* [Aim] Show every line in the records below that contains the word "matplotlib".

* [Data provided]
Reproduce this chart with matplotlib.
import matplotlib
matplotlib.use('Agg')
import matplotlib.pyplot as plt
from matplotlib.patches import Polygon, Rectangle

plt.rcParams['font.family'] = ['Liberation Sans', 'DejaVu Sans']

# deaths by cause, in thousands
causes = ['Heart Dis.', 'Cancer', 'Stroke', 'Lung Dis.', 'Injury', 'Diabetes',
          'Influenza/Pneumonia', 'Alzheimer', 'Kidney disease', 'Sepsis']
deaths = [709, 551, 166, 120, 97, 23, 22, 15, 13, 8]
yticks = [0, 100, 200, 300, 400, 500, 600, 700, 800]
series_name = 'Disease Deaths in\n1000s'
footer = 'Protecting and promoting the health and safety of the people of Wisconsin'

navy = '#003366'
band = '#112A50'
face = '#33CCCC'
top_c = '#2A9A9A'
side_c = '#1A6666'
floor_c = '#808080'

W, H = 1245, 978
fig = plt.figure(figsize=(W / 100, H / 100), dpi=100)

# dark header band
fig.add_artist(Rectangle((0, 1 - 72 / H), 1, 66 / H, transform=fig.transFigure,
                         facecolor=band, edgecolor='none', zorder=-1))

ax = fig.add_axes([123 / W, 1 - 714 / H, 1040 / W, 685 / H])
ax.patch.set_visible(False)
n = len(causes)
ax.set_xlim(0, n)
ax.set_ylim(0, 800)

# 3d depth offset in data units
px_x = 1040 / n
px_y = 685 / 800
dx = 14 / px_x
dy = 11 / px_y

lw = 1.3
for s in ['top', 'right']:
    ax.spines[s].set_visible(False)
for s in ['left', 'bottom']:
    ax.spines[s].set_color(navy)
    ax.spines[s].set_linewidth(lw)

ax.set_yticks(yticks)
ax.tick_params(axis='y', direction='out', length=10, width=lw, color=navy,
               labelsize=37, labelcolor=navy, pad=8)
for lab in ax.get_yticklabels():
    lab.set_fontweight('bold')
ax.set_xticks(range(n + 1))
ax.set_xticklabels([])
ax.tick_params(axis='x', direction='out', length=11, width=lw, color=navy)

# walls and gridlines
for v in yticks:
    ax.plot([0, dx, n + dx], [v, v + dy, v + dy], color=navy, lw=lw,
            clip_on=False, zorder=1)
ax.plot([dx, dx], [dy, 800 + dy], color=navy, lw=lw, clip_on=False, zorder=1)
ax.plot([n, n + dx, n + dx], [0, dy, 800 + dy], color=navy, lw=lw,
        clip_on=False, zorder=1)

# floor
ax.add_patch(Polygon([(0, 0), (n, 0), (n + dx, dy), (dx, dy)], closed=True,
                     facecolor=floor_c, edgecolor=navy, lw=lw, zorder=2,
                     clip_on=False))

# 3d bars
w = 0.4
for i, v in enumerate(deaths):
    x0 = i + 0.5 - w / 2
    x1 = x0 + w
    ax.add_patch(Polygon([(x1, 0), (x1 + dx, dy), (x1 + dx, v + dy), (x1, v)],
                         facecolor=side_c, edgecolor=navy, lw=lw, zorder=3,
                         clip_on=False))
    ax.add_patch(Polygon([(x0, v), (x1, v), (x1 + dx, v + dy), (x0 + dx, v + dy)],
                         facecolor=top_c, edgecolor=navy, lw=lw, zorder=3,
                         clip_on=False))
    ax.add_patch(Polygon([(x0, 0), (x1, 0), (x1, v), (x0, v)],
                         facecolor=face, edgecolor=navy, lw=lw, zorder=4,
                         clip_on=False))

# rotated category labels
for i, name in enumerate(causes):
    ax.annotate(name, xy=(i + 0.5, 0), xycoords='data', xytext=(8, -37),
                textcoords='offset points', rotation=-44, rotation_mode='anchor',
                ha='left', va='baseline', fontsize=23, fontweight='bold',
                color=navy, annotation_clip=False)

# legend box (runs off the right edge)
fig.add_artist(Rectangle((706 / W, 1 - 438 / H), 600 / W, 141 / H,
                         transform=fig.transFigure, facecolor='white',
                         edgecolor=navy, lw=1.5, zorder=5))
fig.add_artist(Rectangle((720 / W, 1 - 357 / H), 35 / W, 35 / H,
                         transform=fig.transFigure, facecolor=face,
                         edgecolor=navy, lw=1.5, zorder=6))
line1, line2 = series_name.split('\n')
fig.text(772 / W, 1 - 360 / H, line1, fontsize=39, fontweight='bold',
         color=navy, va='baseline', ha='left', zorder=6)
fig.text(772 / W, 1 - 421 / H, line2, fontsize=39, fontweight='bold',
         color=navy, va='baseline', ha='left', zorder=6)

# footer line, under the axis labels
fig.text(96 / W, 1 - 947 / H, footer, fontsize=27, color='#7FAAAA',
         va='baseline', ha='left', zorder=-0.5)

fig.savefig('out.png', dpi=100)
...
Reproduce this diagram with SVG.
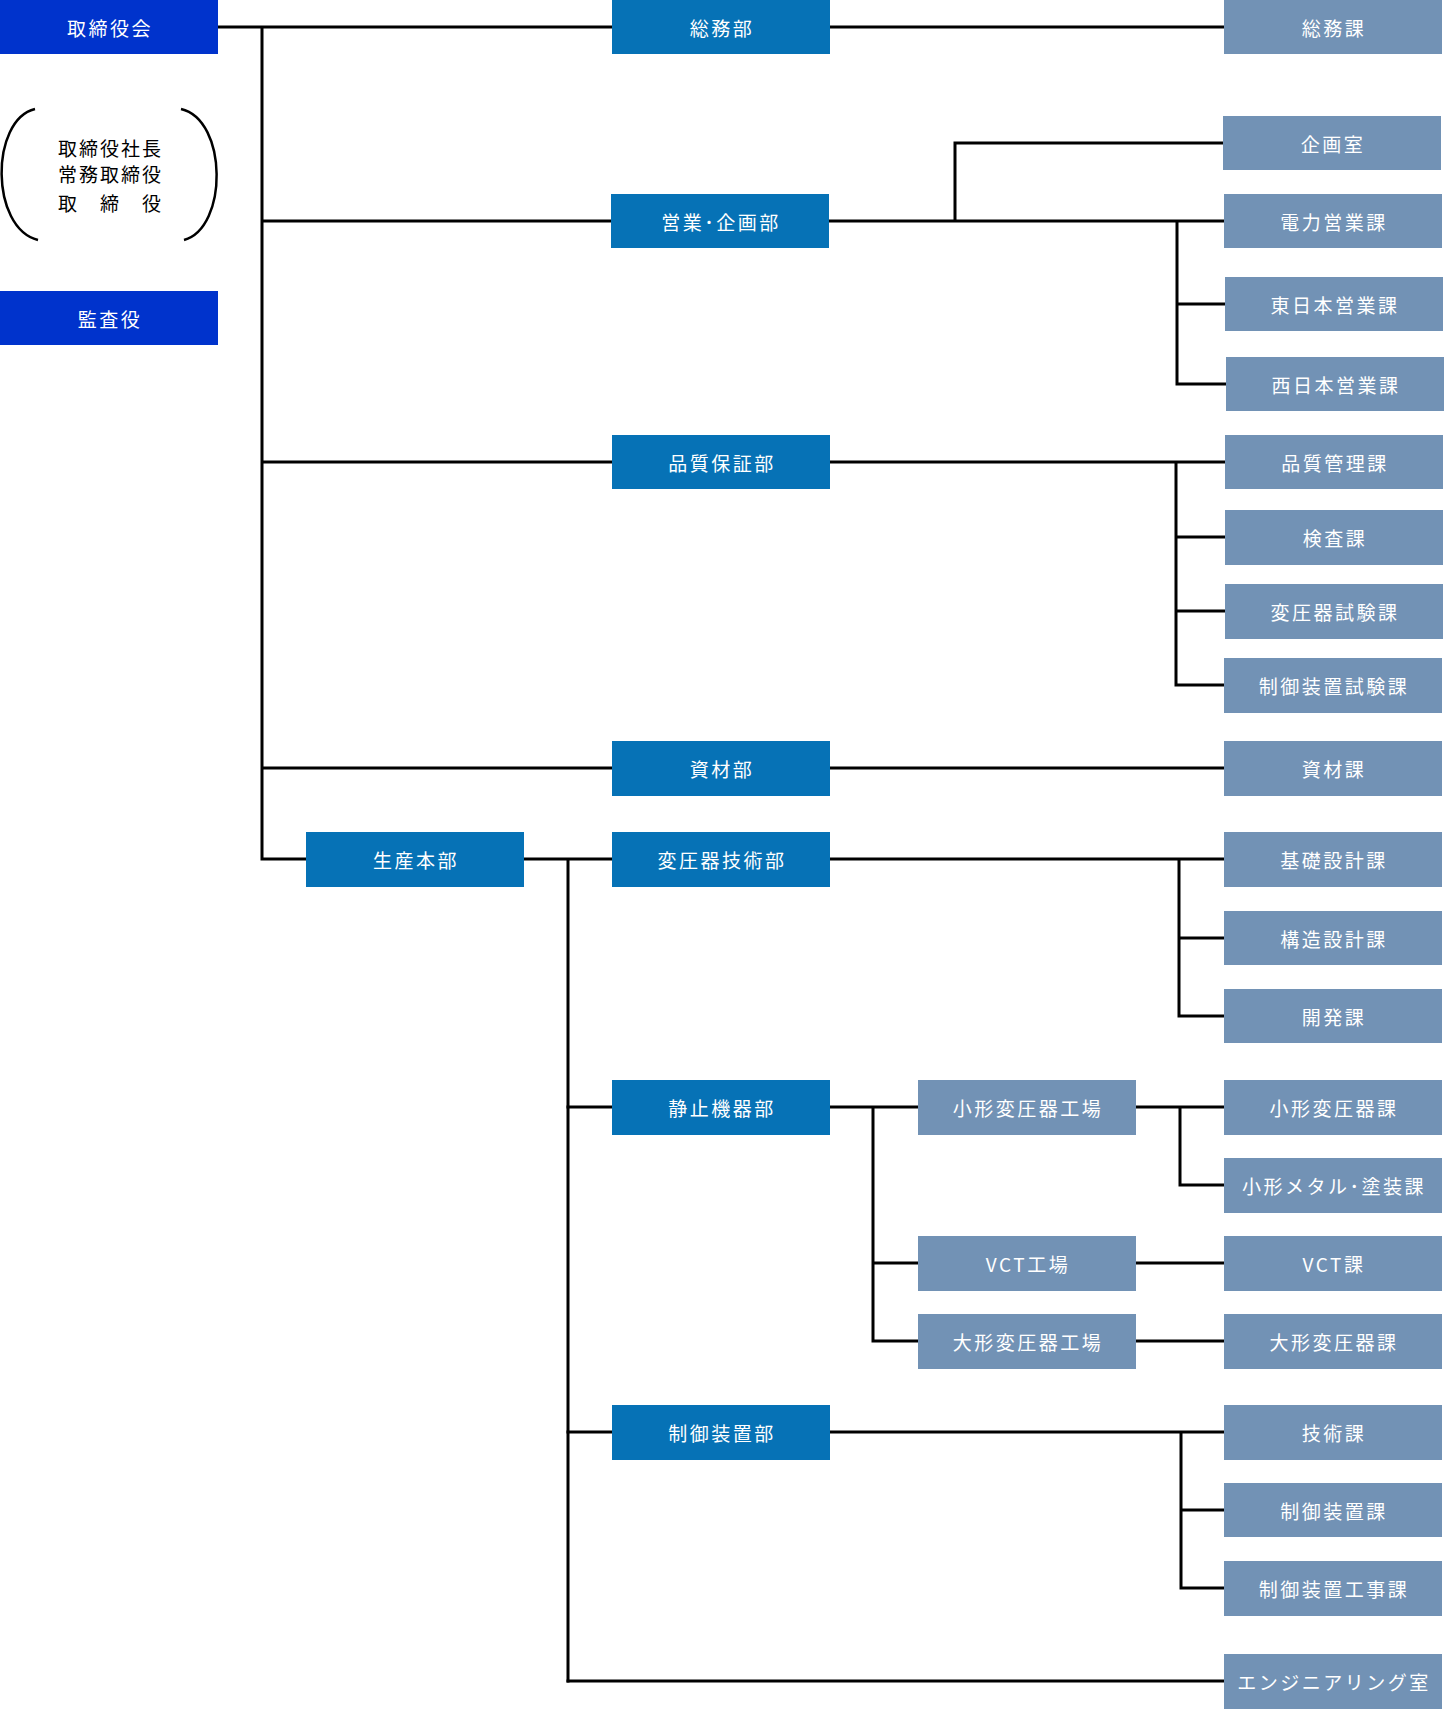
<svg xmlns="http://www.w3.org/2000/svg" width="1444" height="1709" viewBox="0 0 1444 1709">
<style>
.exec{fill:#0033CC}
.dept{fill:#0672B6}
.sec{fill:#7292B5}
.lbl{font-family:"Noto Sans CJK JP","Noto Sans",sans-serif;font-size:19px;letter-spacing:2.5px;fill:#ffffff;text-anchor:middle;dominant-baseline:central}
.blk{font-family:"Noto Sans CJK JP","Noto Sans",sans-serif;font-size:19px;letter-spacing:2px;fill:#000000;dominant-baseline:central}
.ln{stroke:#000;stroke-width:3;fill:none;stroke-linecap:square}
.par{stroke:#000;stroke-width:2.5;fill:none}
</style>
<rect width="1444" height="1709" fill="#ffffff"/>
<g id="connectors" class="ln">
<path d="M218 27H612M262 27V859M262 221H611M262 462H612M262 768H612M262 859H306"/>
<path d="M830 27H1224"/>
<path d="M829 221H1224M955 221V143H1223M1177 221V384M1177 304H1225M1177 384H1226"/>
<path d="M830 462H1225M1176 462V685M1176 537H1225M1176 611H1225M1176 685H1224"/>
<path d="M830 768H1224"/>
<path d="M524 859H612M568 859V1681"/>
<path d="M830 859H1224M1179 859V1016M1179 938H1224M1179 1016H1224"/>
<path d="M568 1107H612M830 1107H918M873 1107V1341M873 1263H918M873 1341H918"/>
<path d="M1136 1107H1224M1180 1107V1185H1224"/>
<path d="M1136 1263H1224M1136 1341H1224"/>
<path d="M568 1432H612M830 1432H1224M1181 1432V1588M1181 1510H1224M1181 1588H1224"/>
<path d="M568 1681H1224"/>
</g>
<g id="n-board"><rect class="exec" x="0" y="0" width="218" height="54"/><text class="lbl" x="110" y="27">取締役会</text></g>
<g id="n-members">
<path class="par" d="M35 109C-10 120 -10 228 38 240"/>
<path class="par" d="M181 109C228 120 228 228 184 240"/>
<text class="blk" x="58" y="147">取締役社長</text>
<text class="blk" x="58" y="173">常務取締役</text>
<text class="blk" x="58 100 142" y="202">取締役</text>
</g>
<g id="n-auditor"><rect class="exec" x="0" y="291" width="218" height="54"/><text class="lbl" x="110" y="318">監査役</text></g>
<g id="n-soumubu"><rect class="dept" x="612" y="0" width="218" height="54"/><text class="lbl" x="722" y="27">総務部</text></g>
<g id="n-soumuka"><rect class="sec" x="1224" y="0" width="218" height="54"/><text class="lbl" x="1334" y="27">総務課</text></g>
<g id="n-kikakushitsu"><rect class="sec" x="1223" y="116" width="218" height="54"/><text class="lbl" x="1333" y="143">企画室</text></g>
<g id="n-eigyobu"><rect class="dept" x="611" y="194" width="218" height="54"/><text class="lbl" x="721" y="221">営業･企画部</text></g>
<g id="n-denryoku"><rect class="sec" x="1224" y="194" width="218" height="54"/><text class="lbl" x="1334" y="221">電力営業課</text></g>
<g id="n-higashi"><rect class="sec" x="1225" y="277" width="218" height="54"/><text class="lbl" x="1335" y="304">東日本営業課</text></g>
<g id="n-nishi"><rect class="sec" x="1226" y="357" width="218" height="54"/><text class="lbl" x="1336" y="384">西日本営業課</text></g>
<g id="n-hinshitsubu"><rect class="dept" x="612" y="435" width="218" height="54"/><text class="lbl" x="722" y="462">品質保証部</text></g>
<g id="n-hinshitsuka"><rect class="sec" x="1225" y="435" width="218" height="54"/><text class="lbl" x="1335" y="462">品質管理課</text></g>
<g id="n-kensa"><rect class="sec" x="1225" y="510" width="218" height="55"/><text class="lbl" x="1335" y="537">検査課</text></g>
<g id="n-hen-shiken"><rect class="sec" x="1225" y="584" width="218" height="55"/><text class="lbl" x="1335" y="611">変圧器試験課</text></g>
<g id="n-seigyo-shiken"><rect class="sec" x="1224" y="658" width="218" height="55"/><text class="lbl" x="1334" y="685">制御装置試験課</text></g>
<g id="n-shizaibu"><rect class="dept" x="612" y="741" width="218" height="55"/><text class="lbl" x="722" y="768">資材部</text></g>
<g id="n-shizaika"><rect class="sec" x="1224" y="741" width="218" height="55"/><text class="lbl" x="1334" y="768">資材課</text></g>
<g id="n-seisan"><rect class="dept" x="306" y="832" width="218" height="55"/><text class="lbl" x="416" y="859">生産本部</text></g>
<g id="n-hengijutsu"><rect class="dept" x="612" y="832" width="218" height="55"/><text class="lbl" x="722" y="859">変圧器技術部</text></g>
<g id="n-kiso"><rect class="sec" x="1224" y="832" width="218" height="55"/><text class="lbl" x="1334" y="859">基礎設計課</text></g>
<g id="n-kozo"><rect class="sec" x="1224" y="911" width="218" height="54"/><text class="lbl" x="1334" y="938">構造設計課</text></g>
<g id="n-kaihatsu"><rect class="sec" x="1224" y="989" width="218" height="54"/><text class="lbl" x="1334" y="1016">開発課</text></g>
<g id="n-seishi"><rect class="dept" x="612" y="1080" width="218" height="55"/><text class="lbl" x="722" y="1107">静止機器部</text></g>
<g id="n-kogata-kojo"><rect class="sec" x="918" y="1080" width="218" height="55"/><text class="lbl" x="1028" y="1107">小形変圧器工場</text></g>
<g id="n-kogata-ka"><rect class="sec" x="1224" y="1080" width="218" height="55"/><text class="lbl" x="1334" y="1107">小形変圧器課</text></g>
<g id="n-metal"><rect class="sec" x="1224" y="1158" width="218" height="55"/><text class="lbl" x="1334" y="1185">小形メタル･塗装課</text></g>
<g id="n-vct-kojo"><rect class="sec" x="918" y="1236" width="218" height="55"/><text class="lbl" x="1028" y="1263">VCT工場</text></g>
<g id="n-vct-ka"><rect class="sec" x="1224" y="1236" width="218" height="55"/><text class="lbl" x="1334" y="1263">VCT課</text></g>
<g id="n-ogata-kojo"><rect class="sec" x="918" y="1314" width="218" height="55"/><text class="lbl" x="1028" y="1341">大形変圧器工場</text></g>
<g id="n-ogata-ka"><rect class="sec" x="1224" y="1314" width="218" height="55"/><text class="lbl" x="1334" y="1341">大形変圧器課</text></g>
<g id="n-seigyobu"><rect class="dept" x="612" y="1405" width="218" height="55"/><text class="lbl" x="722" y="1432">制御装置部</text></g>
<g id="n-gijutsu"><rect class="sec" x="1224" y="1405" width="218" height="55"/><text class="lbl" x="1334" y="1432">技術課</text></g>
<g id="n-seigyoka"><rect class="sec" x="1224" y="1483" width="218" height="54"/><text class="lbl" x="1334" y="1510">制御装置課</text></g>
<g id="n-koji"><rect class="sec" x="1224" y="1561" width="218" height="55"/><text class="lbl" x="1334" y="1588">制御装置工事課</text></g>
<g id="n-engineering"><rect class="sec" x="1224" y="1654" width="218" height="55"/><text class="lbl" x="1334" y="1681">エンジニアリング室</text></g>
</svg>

* [Final answer]
Reproduce this chart with matplotlib.
import matplotlib
matplotlib.use('Agg')
import matplotlib.pyplot as plt
from matplotlib.patches import Polygon, Rectangle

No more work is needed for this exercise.